Mar 162006
 

I came across an article by author and playwright, Philip Slater, titled “Why America is Polarized.” This is perhaps one of the best explanations I’ve read explaining why religious fundamentalism is on the rise, not only in America, but around the world. Slater’s basic premise is that, “The purest forms of a cultural system always appear as it decays.”

Slater talks about the dramatic changes taking place in our world, and especially in our culture. He describes the old system we are leaving behind as Control Culture. Control Culture’s underlying focus on order led to the creation of rigid mental and physical compartments. Control Culture is being replaced by a Connecting Culture which has as its guiding impulse to bring down walls and permeate boundries–to bring everything–ideas, people, images, culture, species–into relation with everything else.

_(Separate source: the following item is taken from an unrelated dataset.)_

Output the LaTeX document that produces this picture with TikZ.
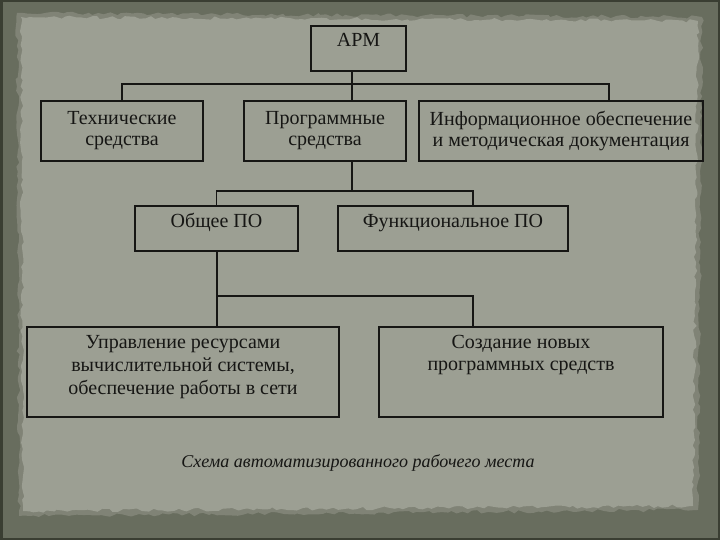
\documentclass[tikz,border=0pt]{standalone}
\usepackage{fontspec}
\setmainfont{Liberation Serif}
\usepackage{xcolor}
\usepackage{tikz}
\usetikzlibrary{calc, positioning, decorations.pathmorphing}

\definecolor{frameclr}{RGB}{104,109,94}
\definecolor{edgeclr}{RGB}{58,62,50}
\definecolor{rimclr}{RGB}{128,131,118}
\definecolor{panelclr}{RGB}{156,159,147}
\definecolor{inkclr}{RGB}{22,22,20}

\begin{document}
\begin{tikzpicture}[x=1pt, y=-1pt,
    box/.style={draw=inkclr, line width=1.4pt, inner sep=0pt},
    txt/.style={inner sep=0pt, align=center, text=inkclr,
        font=\fontsize{20}{21}\selectfont},
    oneline/.style={txt, text height=14pt, text depth=5pt},
    link/.style={draw=inkclr, line width=1.2pt},
    torn/.style={decorate, decoration={random steps, segment length=5pt, amplitude=1.8pt}}]

    \pgfmathsetseed{11}
    \useasboundingbox (0,0) rectangle (720,540);

    % =================================================================
    % 1. ФОН: РАМКА И РВАНЫЙ ЛИСТ
    % =================================================================
    \fill[frameclr] (0,0) rectangle (720,540);
    \draw[edgeclr, line width=5pt] (0,0) rectangle (720,540);
    \fill[rimclr, torn] (17,13) -- (702,17) -- (698,510) -- (19,516) -- cycle;
    \fill[panelclr, torn] (21,17) -- (698,21) -- (693,506) -- (23,511) -- cycle;

    % =================================================================
    % 2. БЛОКИ СХЕМЫ
    % =================================================================
    \node[box, minimum width=95pt, minimum height=45pt] (arm) at (358.5,48.5) {};

    \node[box, minimum width=162pt, minimum height=60pt] (tech) at (122,131) {};
    \node[box, minimum width=162pt, minimum height=60pt] (prog) at (325,131) {};
    \node[box, minimum width=284pt, minimum height=60pt] (info) at (561,131) {};

    \node[box, minimum width=163pt, minimum height=45pt] (gen) at (216.5,228.5) {};
    \node[box, minimum width=230pt, minimum height=45pt] (func) at (453,228.5) {};

    \node[box, minimum width=312pt, minimum height=90pt] (res) at (183,372) {};
    \node[box, minimum width=284pt, minimum height=90pt] (new) at (521,372) {};

    % =================================================================
    % 3. ПОДПИСИ В БЛОКАХ
    % =================================================================
    \node[oneline, below=7pt of arm.north] (armtxt) {АРМ};
    \node[txt, below=10.5pt of tech.north] (techtxt) {Технические\\средства};
    \node[txt, below=10.5pt of prog.north] (progtxt) {Программные\\средства};
    \node[txt, below=10.5pt of info.north] (infotxt) {Информационное обеспечение\\и методическая документация};
    \node[oneline, below=8pt of gen.north] (gentxt) {Общее ПО};
    \node[oneline, below=8pt of func.north] (functxt) {Функциональное ПО};
    \node[txt, below=9pt of res.north, font=\fontsize{20}{23}\selectfont] (restxt)
        {Управление ресурсами\\вычислительной системы,\\обеспечение работы в сети};
    \node[txt, below=9pt of new.north, font=\fontsize{20}{22}\selectfont] (newtxt)
        {Создание новых\\программных средств};

    % =================================================================
    % 4. СОЕДИНИТЕЛЬНЫЕ ЛИНИИ
    % =================================================================
    \coordinate (busA) at (352,84);
    \coordinate (busB) at (352,191);
    \coordinate (busC) at (217,296);

    \draw[link] ([xshift=-6.5pt]arm.south) -- ([xshift=27pt]prog.north);
    \draw[link] (tech.north) |- (busA) -| ([xshift=48pt]info.north);

    \draw[link] ([xshift=27pt]prog.south) -- (busB);
    \draw[link] (gen.north) |- (busB) -| ([xshift=20pt]func.north);

    \draw[link] (busC |- gen.south) -- (busC |- res.north);
    \draw[link] (busC) -| ([xshift=-48pt]new.north);

    % =================================================================
    % 5. ПОДПИСЬ СХЕМЫ
    % =================================================================
    \node[text=inkclr, font=\fontsize{18}{20}\selectfont\itshape, anchor=base] (caption) at (358,467)
        {Схема автоматизированного рабочего места};

\end{tikzpicture}
\end{document}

“Connecting Culture reverses all the themes of Control Culture, seeking to tear down the artificial walls it has built. Whereas the Control Culture viewed the universe as a gigantic, clockwork machine controlled from above, Connecting Culture sees it as a self-generating organism. The Connector world-view is consistent with the revolutions in science brought about by Darwinian theory and quantum physics. Its growing power is one reason the evolution-creationism debate is so heated.”

Slater says that during these times of transition, it is the nature of many in society to attempt to resist the coming changes by “rolling back” time to a romanticized view of times that are less turbulent. Today, we have instant communications with nearly anyone around the world. Walls are coming down, people are able to interact more readily. Controls begin to crumble at an increasing rate. This is hard for many people, so they resist by retreating to the purest forms of their belief systems.

It is Slater’s view that this change is inevitable. He believes that Control Culture will eventually be replaced with this more progressive Connecting Culture. His optimism about the change is tempered by the reality that this change will take a long time to complete. In fact, Slater posits that it might be several generations before it’s complete.

So there is some hope for the future, but it’s going to be a long time coming.